Though delisting results on the .com domain would ensure a more absolute protection of a person's rights, the majority of the council found that there are competing interests that outweigh the additional protection afforded.
Users outside of Europe should for instance be able to access information via a name-based search in accordance with the laws of their country, which may conflict with the EU ruling.
What's more, while it is technically possible to prevent Internet users in Europe from accessing search results on the .com domain, the council has concerns about the precedent set by such measures. Repressive regimes might point to such a precedent in an effort to lock their users into heavily censored versions of search results, they said.

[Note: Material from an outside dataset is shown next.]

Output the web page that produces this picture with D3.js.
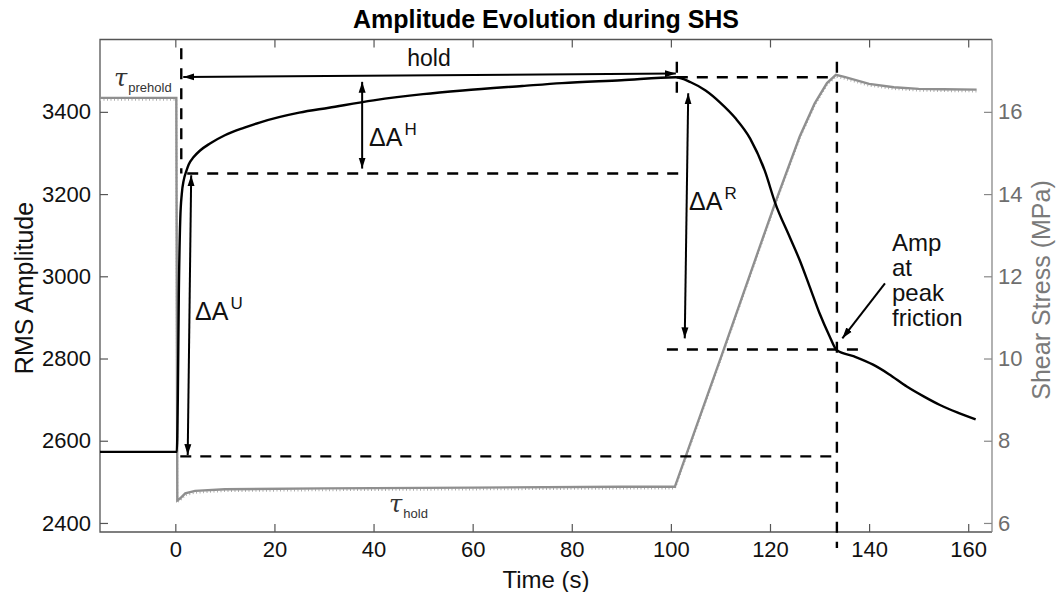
<!DOCTYPE html>
<html>
<head>
<meta charset="utf-8">
<script src="https://cdn.jsdelivr.net/npm/d3@7"></script>
<style>
  body { margin: 0; background: #fff; }
  text { font-family: "Liberation Sans", Arial, Helvetica, sans-serif; }
</style>
</head>
<body>
<script>
// amplitude (left axis) vs time
var ampTime = [-15.2, 0.3, 0.5, 0.7, 1.0, 1.3, 1.7, 2.2, 2.7, 3.7, 5, 7, 10, 13.8, 17, 25, 31, 40, 50, 58, 70, 78, 90, 101,
               104, 107, 110, 113, 116, 119, 121, 124, 126, 128, 130, 132, 133.5, 137, 140.8, 144, 147.6, 151, 154.3, 158, 161.5];
var ampValues = [2573, 2573, 2700, 2950, 3140, 3200, 3234, 3255, 3272, 3290, 3306, 3323, 3343, 3361, 3374, 3398, 3410, 3428, 3443, 3452, 3463, 3470, 3477, 3484,
                 3472, 3452, 3422, 3385, 3335, 3255, 3180, 3095, 3039, 2975, 2910, 2855, 2820, 2805, 2785, 2762, 2732, 2708, 2687, 2668, 2652];

// shear stress (right axis) vs time
var stressTime = [-15.2, 0.2, 0.4, 1, 2, 4, 10, 30, 60, 90, 100.8, 110.6, 121, 126, 129, 131.5, 133.3, 135, 140, 145, 150, 155, 161.7];
var stressValues = [16.34, 16.34, 6.55, 6.6, 6.72, 6.78, 6.82, 6.84, 6.86, 6.88, 6.88, 10.2, 13.77, 15.4, 16.2, 16.7, 16.9, 16.85, 16.68, 16.6, 16.56, 16.55, 16.54];

var xTicks = [0, 20, 40, 60, 80, 100, 120, 140, 160];
var ampTicks = [2400, 2600, 2800, 3000, 3200, 3400];
var stressTicks = [6, 8, 10, 12, 14, 16];

// guide lines in data units: [t1, amp1, t2, amp2]
var dashedGuides = [
  [1.2, 3555, 1.2, 3250],
  [2.4, 3250, 103.2, 3250],
  [101.2, 3522, 101.2, 3430],
  [101.2, 3484, 133.5, 3484],
  [133.5, 3522, 133.5, 2339],
  [99.2, 2822, 139.5, 2822],
  [1.0, 2562, 132.5, 2562]
];
// arrows in data units: [t1, amp1, t2, amp2, doubleHeaded]
var arrowGuides = [
  [1.6, 3485, 101.0, 3493, true],
  [37.7, 3473, 37.7, 3262, true],
  [3.2, 3246, 2.5, 2565, true],
  [103.5, 3445, 102.8, 2849, true],
  [143.2, 2983, 134.6, 2849, false]
];

var width = 1057, height = 592;
var plotLeft = 100, plotRight = 992, plotTop = 39.5, plotBottom = 532;

var svg = d3.select("body").append("svg")
    .attr("width", width)
    .attr("height", height);

var x = d3.scaleLinear().domain([-15.2, 164.8]).range([plotLeft, plotRight]);
var yAmp = d3.scaleLinear().domain([2378, 3576]).range([plotBottom, plotTop]);
var yStress = d3.scaleLinear().domain([5.78, 17.76]).range([plotBottom, plotTop]);

// title
svg.append("text")
    .attr("x", (plotLeft + plotRight) / 2).attr("y", 28)
    .attr("text-anchor", "middle")
    .style("font-size", "25px").style("font-weight", "bold")
    .text("Amplitude Evolution during SHS");

// axes
function styleAxis(g, col) {
  g.select(".domain").remove();
  g.selectAll(".tick line").attr("stroke", col).attr("stroke-width", 1.2);
  g.selectAll(".tick text").style("font-size", "22px").attr("font-family", null);
}

var gx = svg.append("g").attr("transform", "translate(0," + plotBottom + ")")
    .call(d3.axisBottom(x).tickValues(xTicks).tickFormat(d3.format("d")).tickSizeInner(-8).tickSizeOuter(0).tickPadding(9.5));
styleAxis(gx, "#555");
gx.selectAll(".tick text").attr("fill", "#111");

var gxTop = svg.append("g").attr("transform", "translate(0," + plotTop + ")")
    .call(d3.axisTop(x).tickValues(xTicks).tickSizeInner(-8).tickSizeOuter(0).tickFormat(""));
styleAxis(gxTop, "#555");

var gy = svg.append("g").attr("transform", "translate(" + plotLeft + ",0)")
    .call(d3.axisLeft(yAmp).tickValues(ampTicks).tickFormat(d3.format("d")).tickSizeInner(-8).tickSizeOuter(0).tickPadding(9));
styleAxis(gy, "#555");
gy.selectAll(".tick text").attr("fill", "#111");

var gyR = svg.append("g").attr("transform", "translate(" + plotRight + ",0)")
    .call(d3.axisRight(yStress).tickValues(stressTicks).tickFormat(d3.format("d")).tickSizeInner(-8).tickSizeOuter(0).tickPadding(6));
styleAxis(gyR, "#888");
gyR.selectAll(".tick text").attr("fill", "#6e6e6e");

// frame
svg.append("path")
    .attr("d", "M" + plotRight + "," + plotTop + "H" + plotLeft + "V" + plotBottom + "H" + plotRight)
    .attr("fill", "none").attr("stroke", "#555").attr("stroke-width", 1.3);
svg.append("line")
    .attr("x1", plotRight).attr("x2", plotRight).attr("y1", plotTop).attr("y2", plotBottom)
    .attr("stroke", "#888").attr("stroke-width", 1.3);

// axis labels
svg.append("text")
    .attr("transform", "translate(33,288) rotate(-90)")
    .attr("text-anchor", "middle")
    .style("font-size", "25px").attr("fill", "#111")
    .text("RMS Amplitude");
svg.append("text")
    .attr("transform", "translate(1050,290) rotate(-90)")
    .attr("text-anchor", "middle")
    .style("font-size", "25px").attr("fill", "#7a7a7a")
    .text("Shear Stress (MPa)");
svg.append("text")
    .attr("x", (plotLeft + plotRight) / 2).attr("y", 588)
    .attr("text-anchor", "middle")
    .style("font-size", "24px").attr("fill", "#111")
    .text("Time (s)");

// series
var stressLine = d3.line()
    .x(function(d, i) { return x(stressTime[i]); })
    .y(function(d) { return yStress(d); });
var ampLine = d3.line()
    .curve(d3.curveMonotoneX)
    .x(function(d, i) { return x(ampTime[i]); })
    .y(function(d) { return yAmp(d); });

svg.append("path")
    .attr("d", stressLine(stressValues))
    .attr("fill", "none").attr("stroke", "#b0b0b0").attr("stroke-width", 2)
    .attr("stroke-dasharray", "1,2.5")
    .attr("transform", "translate(0,1.8)");
svg.append("path")
    .attr("d", stressLine(stressValues))
    .attr("fill", "none").attr("stroke", "#8f8f8f").attr("stroke-width", 2.4);

svg.append("path")
    .attr("d", ampLine(ampValues))
    .attr("fill", "none").attr("stroke", "#000").attr("stroke-width", 2.4);

// guides
svg.selectAll(".guide")
    .data(dashedGuides)
    .enter()
    .append("line")
    .attr("class", "guide")
    .attr("x1", function(d) { return x(d[0]); })
    .attr("y1", function(d) { return yAmp(d[1]); })
    .attr("x2", function(d) { return x(d[2]); })
    .attr("y2", function(d) { return yAmp(d[3]); })
    .attr("stroke", "#000").attr("stroke-width", 2.4)
    .attr("stroke-dasharray", "11,9");

svg.append("defs").append("marker")
    .attr("id", "head")
    .attr("markerUnits", "userSpaceOnUse")
    .attr("markerWidth", 12).attr("markerHeight", 8)
    .attr("refX", 11).attr("refY", 4)
    .attr("orient", "auto-start-reverse")
    .append("path")
    .attr("d", "M0,0.5 L11,4 L0,7.5 z")
    .attr("fill", "#000");

svg.selectAll(".arrow")
    .data(arrowGuides)
    .enter()
    .append("line")
    .attr("class", "arrow")
    .attr("x1", function(d) { return x(d[0]); })
    .attr("y1", function(d) { return yAmp(d[1]); })
    .attr("x2", function(d) { return x(d[2]); })
    .attr("y2", function(d) { return yAmp(d[3]); })
    .attr("stroke", "#000").attr("stroke-width", 2)
    .attr("marker-end", "url(#head)")
    .attr("marker-start", function(d) { return d[4] ? "url(#head)" : null; });

// annotation text
function deltaLabel(px, py, sup) {
  var t = svg.append("text").attr("x", px).attr("y", py)
      .style("font-size", "25px").attr("fill", "#111");
  t.append("tspan").text("\u0394A");
  t.append("tspan").attr("dy", -11).attr("dx", 2).style("font-size", "17px").text(sup);
}
deltaLabel(369, 146, "H");
deltaLabel(195, 320, "U");
deltaLabel(689, 210, "R");

svg.append("text")
    .attr("x", 429).attr("y", 66)
    .attr("text-anchor", "middle")
    .style("font-size", "23px").attr("fill", "#111")
    .text("hold");

var ampText = svg.append("text").attr("x", 892).attr("y", 251)
    .style("font-size", "24px").attr("fill", "#111");
["Amp", "at", "peak", "friction"].forEach(function(s, i) {
  ampText.append("tspan").attr("x", 892).attr("dy", i === 0 ? 0 : 25).text(s);
});

function tauLabel(px, py, sub) {
  var t = svg.append("text").attr("x", px).attr("y", py).attr("fill", "#333");
  t.append("tspan").style("font-size", "24px").style("font-style", "italic")
      .attr("font-family", "DejaVu Serif, serif").text("\u03C4");
  t.append("tspan").attr("dy", 6).attr("dx", 1).style("font-size", "13px").text(sub);
}
tauLabel(114, 86, "prehold");
tauLabel(389, 512, "hold");
</script>
</body>
</html>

The council was divided on the issue though. "According to my opinion the removal request comprises all domains, and must not be limited to EU-domains. This is the only way to implement the Court's ruling," former Minister of Justice for Germany Sabine Leutheusser-Schnarrenberger said in a personal comment in the report. "The internet is global, the protection of the user's rights must also be global," she said.
These conflicting explanations of the scope of the ruling are likely to lead to more legal fights later this year, if European privacy authorities try to force Google to comply with their view of what the ruling meant to say.